Monday, September 01, 2008

Getting Real About Palin

More on Sarah Palin's pressuring the Alaska Public Safety Commissioner to fire her brother-in-law. Josh Marshall writes:

The Palin family had a feud with Wooten prior to her becoming governor. They put together a list of 14 accusations which they took to the state police to investigate -- a list that ranged from the quite serious to the truly absurd. The state police did an investigation, decided that 5 of the charges had some merit and suspended Wooten for ten days -- a suspension later reduced to five days. The Palin's weren't satisfied but there wasn't much they could do.

When Palin became governor they went for another bite at the apple. Palin, her husband and several members of her staff began pressuring Public Safety Commissioner, Walt Monegan -- a respected former Chief of the Anchorage police department -- to can Wooten. Monegan resisted, arguing that the official process regarding Wooten was closed. And there was nothing more that could be done. In fact, during one of the conversations in which Palin's husband Todd was putting on the squeeze, Monegan told Todd Palin, "You can't head hunt like this. What you need to do is back off, because if the trooper does make a mistake, and it is a terminable offense, it can look like political interference."

Eventually, Palin got fed up and fired Monegan from his job. (Palin claims, not credibly, that she fired Monegan over general differences in law enforcement priorities.) This is an important point. Wooten never got fired. To the best of my knowledge, he's is still on the job. The central bad act was firing the state's top police official because he refused to bend to political pressure from the governor and her family to fire a public employee against whom the governor was pursuing a vendetta -- whether the vendetta was justified or not.
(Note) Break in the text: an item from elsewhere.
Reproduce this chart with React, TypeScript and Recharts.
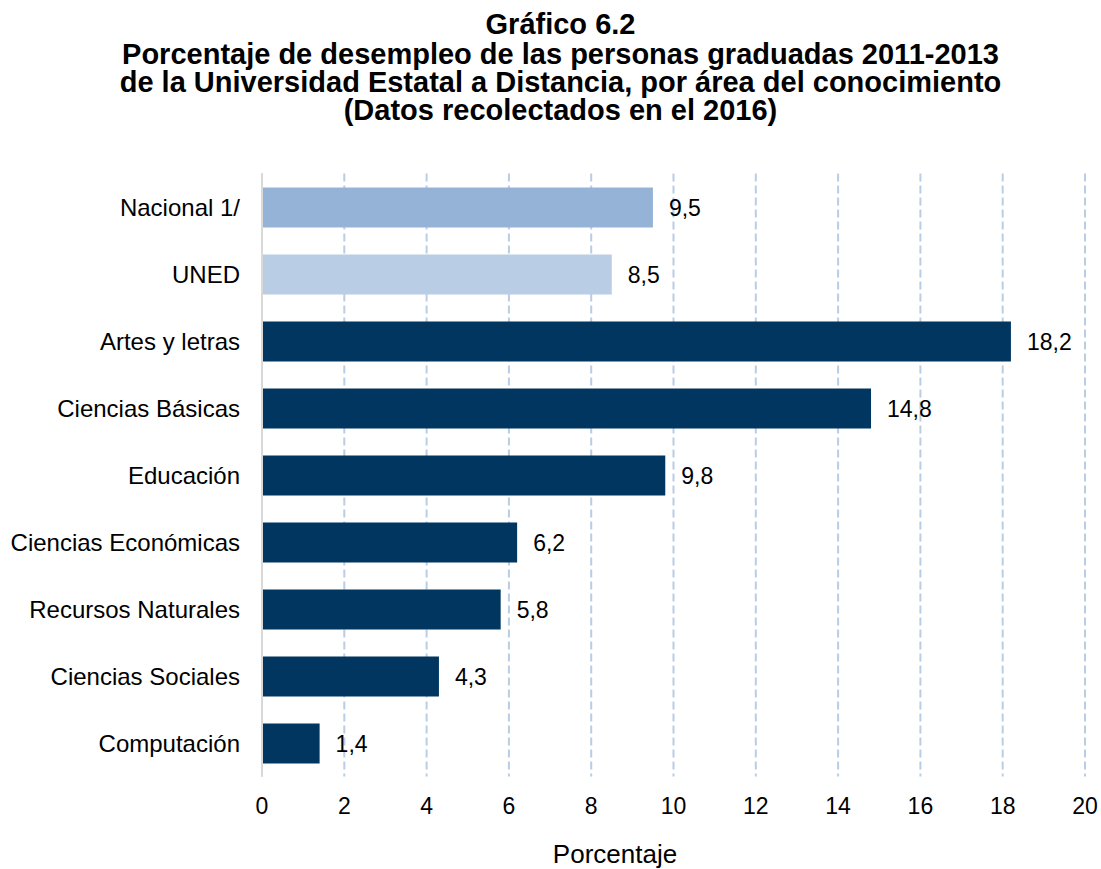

Even if Wooten (the brother-in-law) did everything that Palin's family accuses him of, her actions - pressuring the Public Safety Commissioner to fire her brother-in-law, then firing him because he wasn't willing to fire the man - are an abuse of power. Is this someone we want, as they say, "a heartbeat away from the presidency"? And secondly, what is wrong with McCain and his campaign operation that they didn't take account of this story when she was being considered as a candidate?

1 comment:

  1. I agree that this has been the most overlooked aspect of her career, even in the few days that people have been talking about Palin. I wonder why.